Insegna Piero Calamandrei che la Costituzione non è un semplice pezzo di carta ma un “corpo vivo“  del quale ogni cittadino deve prendersi cura, animarlo e sostenerlo col proprio costante impegno. In altri termini, se il monarca ( non quello costituzionale), il duce, il capo  dicono: “ tranquilli, faccio tutto io…”, la repubblica e la democrazia al contrario vivono e prosperano se il tutto è pensato e voluto da tutti, con la responsabilità che occorre in ogni frangente.

La responsabilità, appunto, è la cartina di tornasole del grado di sovranità che come recita il primo articolo della Costituzione ( e non per caso è il primo dei principi fondamentali) appartiene  al popolo (sottinteso, solo al popolo). Nella repubblica il potere è esercitato solo dal popolo che è composto da tutti, nessuno escluso come vuole l’altro principio fondamentale, la pietra angolare dell’intera costruzione costituzionale, il principio di uguaglianza formale e sostanziale scolpito nell’art.3.

Oggi però non celebriamo la festa della repubblica così come concepita nella Costituzione ma di quel poco che ancora resta della repubblica.

Cosa ci siamo persi ?  Dei tanti pilastri che sono stati erosi ( nella speranza che non vengano definitivamente abbattuti)  ne cito solo tre:

  • La piena attuazione dell’art.49 della Costituzione.

I partiti sono governati da un capo, un sovrano assoluto, un “cesare” imperatore. Ai vertici dei partiti si accede per fedeltà  al capo a prescindere dai meriti. Il “ cursus honorum “ è in larga parte volutamente ignorato.
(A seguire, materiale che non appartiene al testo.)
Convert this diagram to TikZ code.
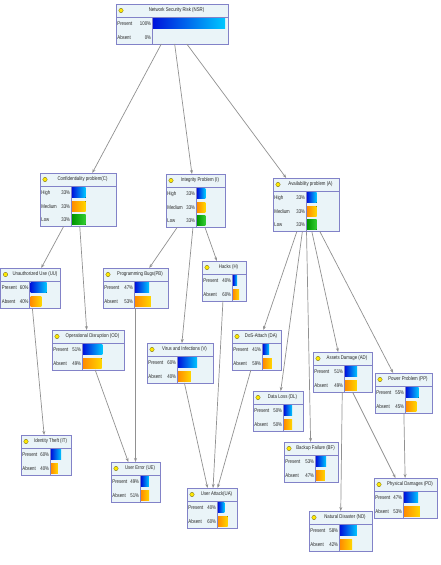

Così si spiega la generale resistenza alla piena attuazione dell’art.49 della Costituzione con la triste conseguenza che oramai oltre il 50% del corpo elettorale diserta le urne. Ma ciò che più deve preoccupare è che questo schema di vassallaggio si è infiltrato come un virus anche nel tessuto connettivo del corpo sociale.

  • La repubblica democratica fondata sul lavoro: il diritto dei diritti.

L’art.1 della Costituzione sottolinea la centralità del lavoro nella vita umana e nella società e stabilisce il principio secondo cui la repubblica è  “ democratica “ perché “ fondata sul lavoro “.Ma se il lavoro non c’è, è precario, è povero, è mal pagato, la tassazione dei redditi da lavoro è  infinitamente più alta di quella della rendita da capitale e la politica fiscale è orientata alla riduzione della progressività e proporzionalità delle imposte per approdare ad una sola aliquota valida per tutti i contribuenti (c.d. Flat Tax) anche se i contribuenti tutti eguali non  sono, la democrazia insieme con il principio di solidarietà sancito dall’art.2 della Costituzione sono  ridotti ad una mera astrazione.

  • Tutti i cittadini hanno pari dignità sociale e sono eguali davanti alla legge (art.3 della Costituzione)

Non tutti i cittadini hanno pari dignità; sussistono e resistono ancora forme di discriminazione di genere, di razza, di lingua, di religione , di opinioni politiche e  financo di condizioni personali e sociali. Taluni cittadini sono più eguali di altri per la ricchezza spesso ostentata, la fama e il potere.

Resiste in gran parte dell’opinione pubblica il virus iniettato da taluni partiti secondo cui  gli italiani debbano contare più dei non italiani; tradotto, vuol dire meno diritti per questi ultimi ma con la pretesa dell’adempimento dei medesimi doveri degli italiani, a meno che non si tratti di  stranieri particolarmente ricchi.

I pilastri che ho in breve richiamato sono alcuni elementi  posti a sostegno della struttura costituzionale sovrastante; se cedono o si indeboliscono si rischia di far crollare tutto il sistema. Auguriamoci quindi che la festa della repubblica sia l’occasione per riflettere anche sulle sue sorti perché, conquistata a caro prezzo ,abbiamo il dovere curarla come il più prezioso dei  beni.